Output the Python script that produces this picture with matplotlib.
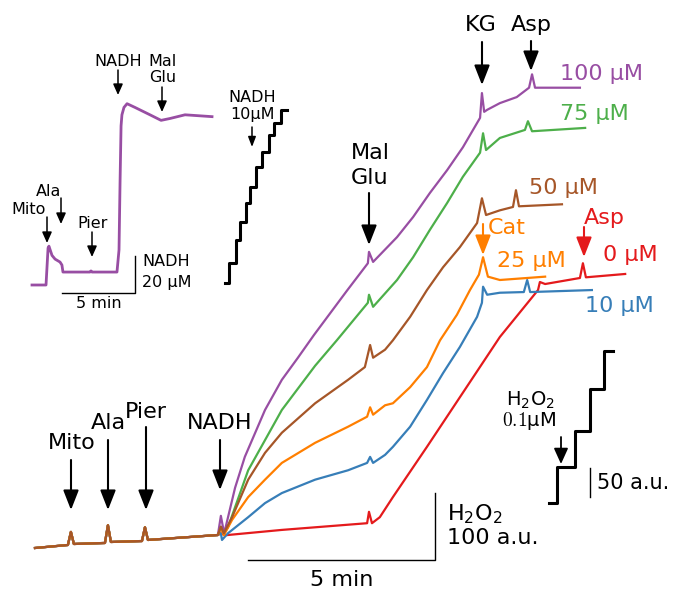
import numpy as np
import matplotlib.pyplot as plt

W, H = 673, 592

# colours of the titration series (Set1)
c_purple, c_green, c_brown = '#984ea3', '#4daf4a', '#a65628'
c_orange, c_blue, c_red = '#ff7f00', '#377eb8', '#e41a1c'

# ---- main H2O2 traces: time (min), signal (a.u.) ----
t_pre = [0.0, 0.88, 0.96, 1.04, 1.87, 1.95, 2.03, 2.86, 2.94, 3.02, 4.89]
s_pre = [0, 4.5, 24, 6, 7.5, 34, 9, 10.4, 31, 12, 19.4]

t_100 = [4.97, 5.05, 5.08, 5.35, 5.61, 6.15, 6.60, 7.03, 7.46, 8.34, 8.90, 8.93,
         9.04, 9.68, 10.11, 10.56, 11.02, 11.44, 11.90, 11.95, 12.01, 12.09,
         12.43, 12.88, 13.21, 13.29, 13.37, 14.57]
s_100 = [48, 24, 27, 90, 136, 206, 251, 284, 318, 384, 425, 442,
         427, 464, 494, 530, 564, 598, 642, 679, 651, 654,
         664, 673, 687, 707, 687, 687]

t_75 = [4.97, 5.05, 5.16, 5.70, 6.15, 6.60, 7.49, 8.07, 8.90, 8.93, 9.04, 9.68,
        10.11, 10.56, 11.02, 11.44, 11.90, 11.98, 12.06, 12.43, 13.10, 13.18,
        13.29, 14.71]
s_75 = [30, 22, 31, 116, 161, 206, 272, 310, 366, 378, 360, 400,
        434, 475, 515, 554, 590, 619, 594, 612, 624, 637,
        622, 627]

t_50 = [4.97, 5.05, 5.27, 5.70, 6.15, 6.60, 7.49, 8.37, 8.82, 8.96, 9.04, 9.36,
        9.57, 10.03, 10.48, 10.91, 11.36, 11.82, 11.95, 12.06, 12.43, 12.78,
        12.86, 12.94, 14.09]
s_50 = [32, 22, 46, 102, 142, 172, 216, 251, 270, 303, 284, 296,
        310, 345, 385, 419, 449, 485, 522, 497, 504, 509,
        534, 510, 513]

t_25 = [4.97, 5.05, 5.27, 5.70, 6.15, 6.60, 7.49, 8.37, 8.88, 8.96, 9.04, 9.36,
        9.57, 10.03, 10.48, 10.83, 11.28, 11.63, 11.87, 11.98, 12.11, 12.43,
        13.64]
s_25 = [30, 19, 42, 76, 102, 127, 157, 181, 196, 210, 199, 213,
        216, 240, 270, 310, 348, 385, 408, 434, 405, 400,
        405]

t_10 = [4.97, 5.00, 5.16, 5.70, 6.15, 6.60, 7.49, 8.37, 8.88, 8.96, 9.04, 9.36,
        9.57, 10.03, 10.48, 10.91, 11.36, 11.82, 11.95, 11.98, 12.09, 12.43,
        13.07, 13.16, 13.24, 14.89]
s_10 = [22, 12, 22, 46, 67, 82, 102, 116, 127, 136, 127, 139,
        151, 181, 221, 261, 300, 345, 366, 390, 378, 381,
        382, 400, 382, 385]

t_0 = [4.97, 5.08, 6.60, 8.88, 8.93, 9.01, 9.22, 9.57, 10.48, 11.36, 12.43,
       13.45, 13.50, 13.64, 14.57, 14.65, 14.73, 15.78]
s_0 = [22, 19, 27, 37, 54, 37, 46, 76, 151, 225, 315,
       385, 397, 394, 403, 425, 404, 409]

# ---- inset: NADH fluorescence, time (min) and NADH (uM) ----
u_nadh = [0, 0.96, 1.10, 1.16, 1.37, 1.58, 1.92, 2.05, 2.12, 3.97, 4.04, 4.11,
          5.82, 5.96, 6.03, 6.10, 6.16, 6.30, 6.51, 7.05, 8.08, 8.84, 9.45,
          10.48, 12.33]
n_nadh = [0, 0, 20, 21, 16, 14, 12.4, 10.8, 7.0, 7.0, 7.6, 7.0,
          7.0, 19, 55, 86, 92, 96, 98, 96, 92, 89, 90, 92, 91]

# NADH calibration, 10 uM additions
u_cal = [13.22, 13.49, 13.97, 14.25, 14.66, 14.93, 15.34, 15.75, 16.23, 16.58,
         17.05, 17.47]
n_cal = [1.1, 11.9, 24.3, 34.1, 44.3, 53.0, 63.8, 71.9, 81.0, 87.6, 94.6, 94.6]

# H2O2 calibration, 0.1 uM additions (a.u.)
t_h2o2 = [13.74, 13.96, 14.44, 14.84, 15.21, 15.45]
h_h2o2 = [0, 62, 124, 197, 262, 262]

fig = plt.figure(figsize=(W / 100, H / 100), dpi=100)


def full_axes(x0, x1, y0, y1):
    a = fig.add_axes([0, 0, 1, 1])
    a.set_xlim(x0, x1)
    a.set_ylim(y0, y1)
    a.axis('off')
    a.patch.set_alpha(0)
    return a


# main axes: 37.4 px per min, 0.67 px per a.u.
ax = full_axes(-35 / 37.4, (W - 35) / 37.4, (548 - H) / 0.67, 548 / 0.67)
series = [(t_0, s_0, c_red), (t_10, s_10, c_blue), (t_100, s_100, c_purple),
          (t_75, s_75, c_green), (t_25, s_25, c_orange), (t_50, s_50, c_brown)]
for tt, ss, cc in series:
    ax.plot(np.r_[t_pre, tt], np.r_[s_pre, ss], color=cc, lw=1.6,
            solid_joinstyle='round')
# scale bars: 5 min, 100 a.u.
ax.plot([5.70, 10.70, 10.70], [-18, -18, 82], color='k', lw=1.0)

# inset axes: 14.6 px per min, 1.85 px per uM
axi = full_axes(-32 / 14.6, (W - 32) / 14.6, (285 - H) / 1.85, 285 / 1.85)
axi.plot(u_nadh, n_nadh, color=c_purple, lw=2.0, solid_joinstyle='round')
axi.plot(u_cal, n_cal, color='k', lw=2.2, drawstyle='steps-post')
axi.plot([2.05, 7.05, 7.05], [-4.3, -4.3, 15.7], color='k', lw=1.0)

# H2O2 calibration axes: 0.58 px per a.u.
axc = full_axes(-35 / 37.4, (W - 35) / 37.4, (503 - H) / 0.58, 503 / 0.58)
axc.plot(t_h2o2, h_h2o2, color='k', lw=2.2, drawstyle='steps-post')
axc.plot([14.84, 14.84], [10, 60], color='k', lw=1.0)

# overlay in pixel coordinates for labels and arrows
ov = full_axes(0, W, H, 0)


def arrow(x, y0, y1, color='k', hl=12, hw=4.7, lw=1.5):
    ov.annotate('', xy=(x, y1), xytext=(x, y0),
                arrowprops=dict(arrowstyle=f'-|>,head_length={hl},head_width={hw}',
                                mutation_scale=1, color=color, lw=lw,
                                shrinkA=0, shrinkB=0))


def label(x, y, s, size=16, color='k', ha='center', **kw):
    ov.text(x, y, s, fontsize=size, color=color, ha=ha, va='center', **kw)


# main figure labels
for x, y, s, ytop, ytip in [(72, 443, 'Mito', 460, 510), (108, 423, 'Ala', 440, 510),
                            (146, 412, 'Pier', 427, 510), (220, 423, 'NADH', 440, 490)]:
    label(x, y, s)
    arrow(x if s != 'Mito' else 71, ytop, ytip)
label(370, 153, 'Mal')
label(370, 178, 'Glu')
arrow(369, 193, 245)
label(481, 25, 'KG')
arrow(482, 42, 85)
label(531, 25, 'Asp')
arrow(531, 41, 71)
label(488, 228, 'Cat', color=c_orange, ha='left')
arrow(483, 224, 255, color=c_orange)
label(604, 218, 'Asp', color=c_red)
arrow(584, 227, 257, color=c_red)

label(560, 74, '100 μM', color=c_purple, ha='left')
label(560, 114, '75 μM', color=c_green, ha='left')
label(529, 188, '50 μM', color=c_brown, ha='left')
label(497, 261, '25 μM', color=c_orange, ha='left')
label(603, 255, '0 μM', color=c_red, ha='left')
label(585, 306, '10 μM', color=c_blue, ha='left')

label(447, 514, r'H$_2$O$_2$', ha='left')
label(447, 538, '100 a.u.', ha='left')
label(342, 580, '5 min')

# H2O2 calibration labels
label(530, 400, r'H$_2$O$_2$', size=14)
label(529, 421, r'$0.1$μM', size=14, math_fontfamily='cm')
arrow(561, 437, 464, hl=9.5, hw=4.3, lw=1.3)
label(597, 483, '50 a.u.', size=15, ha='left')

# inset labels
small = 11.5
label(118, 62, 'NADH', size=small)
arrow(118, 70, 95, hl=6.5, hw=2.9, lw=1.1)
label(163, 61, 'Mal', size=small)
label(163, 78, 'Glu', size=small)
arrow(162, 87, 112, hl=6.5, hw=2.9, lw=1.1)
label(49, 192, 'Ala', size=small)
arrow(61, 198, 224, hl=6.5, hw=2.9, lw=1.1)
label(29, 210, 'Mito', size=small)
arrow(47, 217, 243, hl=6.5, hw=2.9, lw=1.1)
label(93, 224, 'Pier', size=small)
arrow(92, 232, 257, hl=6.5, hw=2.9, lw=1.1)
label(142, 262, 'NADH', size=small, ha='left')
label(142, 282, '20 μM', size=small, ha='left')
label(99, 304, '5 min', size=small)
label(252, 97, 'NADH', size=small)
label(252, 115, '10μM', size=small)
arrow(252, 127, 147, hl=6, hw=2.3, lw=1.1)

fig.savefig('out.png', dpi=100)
==
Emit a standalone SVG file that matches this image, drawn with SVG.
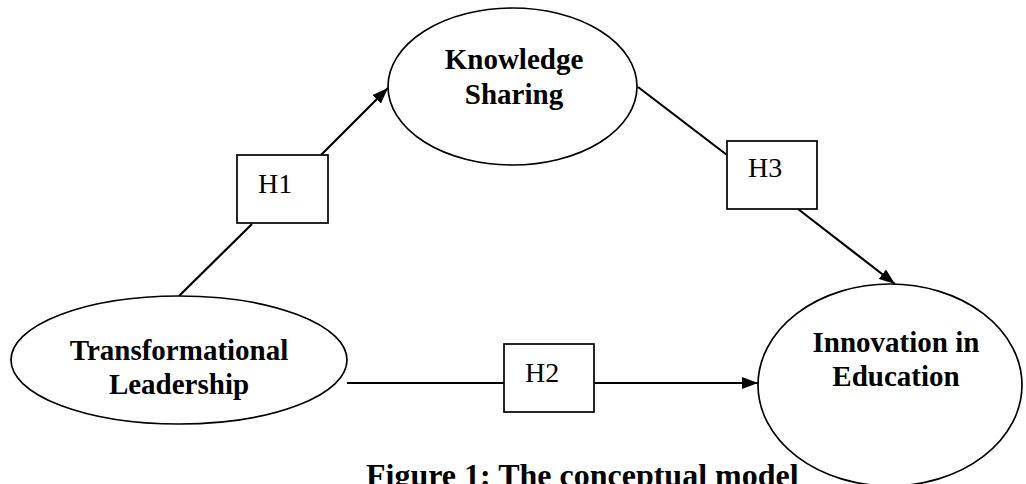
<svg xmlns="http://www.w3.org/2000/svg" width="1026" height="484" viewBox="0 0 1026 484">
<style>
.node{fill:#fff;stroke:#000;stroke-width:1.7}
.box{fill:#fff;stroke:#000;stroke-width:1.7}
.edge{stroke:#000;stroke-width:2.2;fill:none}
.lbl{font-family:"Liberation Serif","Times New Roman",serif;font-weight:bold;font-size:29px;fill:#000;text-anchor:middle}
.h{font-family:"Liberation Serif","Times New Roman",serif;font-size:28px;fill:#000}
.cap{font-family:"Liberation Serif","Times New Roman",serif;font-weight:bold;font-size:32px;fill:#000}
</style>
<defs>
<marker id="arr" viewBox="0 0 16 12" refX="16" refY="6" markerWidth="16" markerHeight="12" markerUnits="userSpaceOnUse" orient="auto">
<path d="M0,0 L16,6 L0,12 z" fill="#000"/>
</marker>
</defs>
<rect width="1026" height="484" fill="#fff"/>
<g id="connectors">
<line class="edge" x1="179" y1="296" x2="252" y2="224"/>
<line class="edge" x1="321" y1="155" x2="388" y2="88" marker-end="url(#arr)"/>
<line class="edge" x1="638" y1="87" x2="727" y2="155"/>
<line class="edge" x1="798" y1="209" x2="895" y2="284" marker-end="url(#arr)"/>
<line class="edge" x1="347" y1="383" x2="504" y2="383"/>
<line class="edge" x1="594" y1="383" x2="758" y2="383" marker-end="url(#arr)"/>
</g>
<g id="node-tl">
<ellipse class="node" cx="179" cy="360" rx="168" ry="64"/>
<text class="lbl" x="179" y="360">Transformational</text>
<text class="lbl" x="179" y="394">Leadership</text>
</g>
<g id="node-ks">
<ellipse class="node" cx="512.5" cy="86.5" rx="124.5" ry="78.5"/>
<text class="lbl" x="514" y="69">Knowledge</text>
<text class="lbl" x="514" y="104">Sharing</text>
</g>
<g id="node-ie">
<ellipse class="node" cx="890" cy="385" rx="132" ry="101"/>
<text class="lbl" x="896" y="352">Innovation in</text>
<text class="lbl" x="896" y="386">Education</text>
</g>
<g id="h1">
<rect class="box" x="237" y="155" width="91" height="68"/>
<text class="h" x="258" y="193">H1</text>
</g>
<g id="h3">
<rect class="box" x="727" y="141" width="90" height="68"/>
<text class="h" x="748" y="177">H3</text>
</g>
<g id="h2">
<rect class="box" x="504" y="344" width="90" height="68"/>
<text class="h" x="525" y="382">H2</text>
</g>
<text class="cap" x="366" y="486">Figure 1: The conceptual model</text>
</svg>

▸ WRITTEN EXERCISE
From the entries above, extract each line containing "matplotlib".

▸ PROBLEM SOLUTION
Output the Python script that produces this picture with matplotlib.
import matplotlib.pyplot as plt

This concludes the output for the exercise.